Думаю, если бы мы с Киселем могли общаться в условиях свободы (правда, в 1991 году, незадолго до его смерти, мы осушили бутылку в Варшаве), то спустя некоторое время наши взгляды сильно разошлись бы. В конце концов, Кисель всегда выступал в костюме шута и арлекина, но под этим костюмом скрывался интеллигент с массой полоноцентрических предрассудков. Он советовал мне читать «Мысли современного поляка» Дмовского[270]. Не понимал ровным счетом ничего в делах наших восточных соседей, и этим резко отличался от Ежи Гедройца, с которым часто спорил. Мои литовские симпатии он считал чудачеством и приписывал мне желание быть балтом. Вероятно, если бы он оказался среди эмигрантов в военном Лондоне, то разделял бы их великодержавные иллюзии и даже слышать не хотел бы ни о каких литовцах, белорусах и украинцах, а также планировал бы сделать из Литвы протекторат.
Хотя Кисель много путешествовал и читал, не думаю, чтобы его оценка Запада значительно отличалась от эмигрантской, что следует воспринимать как суровую критику с моей стороны, ибо это означает, что он всегда оставался за пределами жизни Западных стран, не пытаясь вникнуть в их специфические проблемы.

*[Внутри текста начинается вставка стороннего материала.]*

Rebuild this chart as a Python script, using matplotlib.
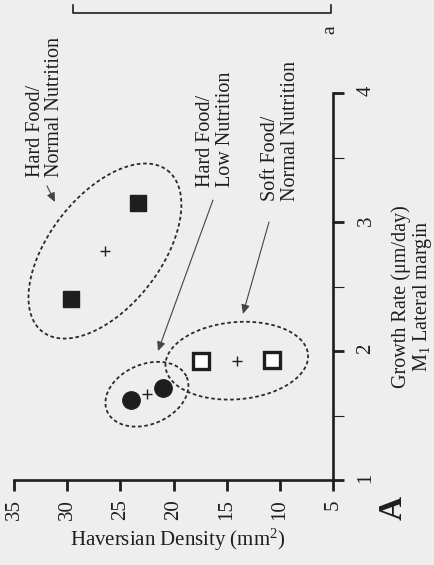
import numpy as np
import matplotlib.pyplot as plt
from matplotlib.lines import Line2D

plt.rcParams['font.family'] = 'Liberation Serif'
plt.rcParams['mathtext.fontset'] = 'custom'
plt.rcParams['mathtext.rm'] = 'Liberation Serif'
plt.rcParams['mathtext.it'] = 'Liberation Serif:italic'

# growth rate (um/day) vs haversian density (mm^2), one pair per group member
hard_normal_growth = [2.40, 3.15]
hard_normal_density = [29.6, 23.3]
hard_low_growth = [1.62, 1.71]
hard_low_density = [24.0, 21.0]
soft_normal_growth = [1.92, 1.93]
soft_normal_density = [17.4, 10.7]

density_ticks = [35, 30, 25, 20, 15, 10, 5]
growth_ticks = [1, 2, 3, 4]
growth_minor = [1.5, 2.5, 3.5]

# half axes of the dashed ellipses, in data units (density, growth)
hard_normal_axes = [(-5.88, 0.625), (-4.14, -0.264)]
hard_low_axes = [(-3.74, 0.133), (-1.12, -0.213)]
soft_normal_axes = [(-6.70, 0.048), (-0.32, -0.298)]

ink = '#1e1e1e'
paper = '#eeeeee'


def group_ellipse(ax, dens, grow, half_axes):
    cx, cy = np.mean(dens), np.mean(grow)
    t = np.linspace(0, 2 * np.pi, 300)
    (ux, uy), (vx, vy) = half_axes
    ax.plot(cx + ux * np.cos(t) + vx * np.sin(t),
            cy + uy * np.cos(t) + vy * np.sin(t),
            ls=(0, (2.0, 1.5)), lw=1.3, color='#2a2a2a')
    ax.plot(cx, cy, '+', ms=7, mew=1.0, color=ink)


fig = plt.figure(figsize=(4.34, 5.65), dpi=100, facecolor=paper)
ax = fig.add_axes([0.0323, 0.1504, 0.735, 0.685])
ax.patch.set_visible(False)

# page is turned: density runs right-to-left along the bottom, growth up the right side
ax.plot(hard_normal_density, hard_normal_growth, 's', ms=11, color=ink, ls='none')
ax.plot(soft_normal_density, soft_normal_growth, 's', ms=11, mfc='white',
        mec=ink, mew=2.4, ls='none')
ax.plot(hard_low_density, hard_low_growth, 'o', ms=12.5, color=ink, ls='none')

group_ellipse(ax, hard_normal_density, hard_normal_growth, hard_normal_axes)
group_ellipse(ax, hard_low_density, hard_low_growth, hard_low_axes)
group_ellipse(ax, soft_normal_density, soft_normal_growth, soft_normal_axes)

ax.set_xlim(35, 5)
ax.set_ylim(1, 4)
for s in ['top', 'left']:
    ax.spines[s].set_visible(False)
for s in ['bottom', 'right']:
    ax.spines[s].set_linewidth(1.9)
    ax.spines[s].set_color(ink)

ax.yaxis.tick_right()
ax.set_xticks(density_ticks)
ax.set_xticklabels([str(v) for v in density_ticks])
ax.set_yticks(growth_ticks)
ax.set_yticklabels([str(v) for v in growth_ticks])
ax.set_yticks(growth_minor, minor=True)
ax.tick_params(axis='x', direction='out', length=8, width=2.0, color=ink,
               labelsize=15, labelrotation=90, pad=6, labelcolor=ink)
ax.tick_params(axis='y', which='major', direction='out', length=8, width=2.0,
               color=ink, labelsize=15, labelrotation=90, pad=9, labelcolor=ink)
ax.tick_params(axis='y', which='minor', direction='out', length=8, width=0.8,
               color=ink)

ax.set_xlabel('Haversian Density (mm$^2$)', fontsize=15, color=ink,
              va='center', ha='center')
ax.xaxis.set_label_coords(0.514, -0.155)

ax.yaxis.set_label_position('right')
ax.set_ylabel('Growth Rate (\u03bcm/day)\nM$_1$ Lateral margin', fontsize=14.5,
              color=ink, rotation=90, rotation_mode='anchor',
              ha='center', va='center', multialignment='center', linespacing=1.0)
ax.yaxis.set_label_coords(1.251, 0.475)

# group labels with arrows
labels = [
    ('Hard Food/\nNormal Nutrition', (32.1, 3.35), (31.9, 3.28), (31.15, 3.155)),
    ('Hard Food/\nLow Nutrition', (16.05, 3.27), (16.29, 3.17), (21.46, 2.0)),
    ('Soft Food/\nNormal Nutrition', (9.94, 3.16), (11.02, 3.0), (13.47, 2.287)),
]
for txt, tpos, start, tip in labels:
    ax.text(tpos[0], tpos[1], txt, rotation=90, ha='center', va='bottom',
            multialignment='left', fontsize=14.5, color=ink, linespacing=1.05)
    ax.annotate('', xy=tip, xytext=start,
                arrowprops=dict(arrowstyle='-|>,head_length=0.55,head_width=0.25',
                                lw=0.8, color='#444444', shrinkA=0, shrinkB=0))

fig.text(393 / 434, 1 - 508 / 565, 'A', rotation=90, fontsize=24,
         fontweight='bold', ha='center', va='center', color=ink)
fig.text(330 / 434, 1 - 30 / 565, 'a', rotation=90, fontsize=14,
         ha='center', va='center', color=ink)

# scale bar left over from the panel above
bar_y = 1 - 12.5 / 565
tick_y = 1 - 5 / 565
x0, x1 = 73 / 434, 331 / 434
fig.add_artist(Line2D([x0, x0, x1, x1], [tick_y, bar_y, bar_y, tick_y],
                      transform=fig.transFigure, lw=1.2, color=ink))

fig.savefig('out.png', dpi=100, facecolor=paper)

Я критикую его, но в то же время восхищаюсь им. Единственный независимый журнал между Эльбой и Владивостоком, а в нем «свободный голос, обеспечивающий свободу»[271] печального Киселя в шутовском колпаке.
Киселевского дневники 1968–1980
Многих он обидел — лишь у меня нет оснований жаловаться. Кисель был мучеником за правду: ложь приводила его в ярость, а поскольку жил он долго и помнил многое, причем жил в ПНР, огромном предприятии по фальсифицированию и извращению истории, то находился в состоянии постоянного раздражения. По его мнению, ложь составляла самую суть коммунизма, хотя в этом смысле коммунистическая пресса была еще хуже, чем экономическая система.
Он был патриотом и, словно поэт Князьнин[272] после разделов Речи Посполитой, сетовал на судьбу Польши, отданной в Ялте во власть Москвы. С ее согласия страной правили мелкие партийные заправилы, повсеместно распространился лакейский тон лести и восхваления всего русского. У Киселя не было ни малейшей надежды — раздел Европы он считал необратимым и посмеивался над Князем из Мезон-Лаффита[273], который утверждал, что Империя скоро развалится изнутри. Новая Польша была как Чехия после битвы у Белой Горы[274]: из-за эмиграции, Катыни, Варшавского восстания, карательных операций Управления безопасности она лишилась своей шляхетской интеллигенции, и Кисель причислял себя к ее остаткам, с тревогой глядя на новые поколения, которые уже не помнили былых времен и которым пээнэровская действительность — по его мнению, совершенно абсурдная — казалась нормальной.
Будучи человеком проницательным, он понимал, что не может все время заниматься лишь коммунизмом, однако иначе просто не мог. Временами его спасала музыка, но, когда он писал свои фельетоны, постоянные цензорские купюры напоминали ему об отсутствии свободы. Его романы, издававшиеся за границей под псевдонимом Томаш Сталинский, были подчинены этой навязчивой идее и, возможно, из-за этого были скучны.
В «Дневниках» можно найти целый перечень польских мнений о Западе, то есть выпадов против него. Чаще всего встречаются слова «дураки» и «идиоты», иногда «циники», «трусы» и «прохвосты» (это о французах). Поскольку шла борьба за планету, Кисель рассматривал все явления с точки зрения военной необходимости. Плохо было всё, что размягчало: патлатые, наркоманы, маоисты, анархисты, а хорошо — то, что способствовало жесткой линии в отношении Москвы. Он считал, что проиграла не только Польша, но верил, что и Запад проиграет — из-за наивности и замкнутости в своих проблемах. Упреки по адресу Ежи Туровича касались прежде всего Второго Ватиканского собора, который либерализировал и размягчал католичество. Почему Турович выступал за Собор, если это западные, ненужные Польше дела? У польской Церкви совсем другие заботы.
Несмотря на подобные крайности, «Дневники» дают точную картину польских надежд и разочарований и объясняют, почему в Польше самым популярным американским президентом был Рейган с его жесткой политикой в отношении «империи зла».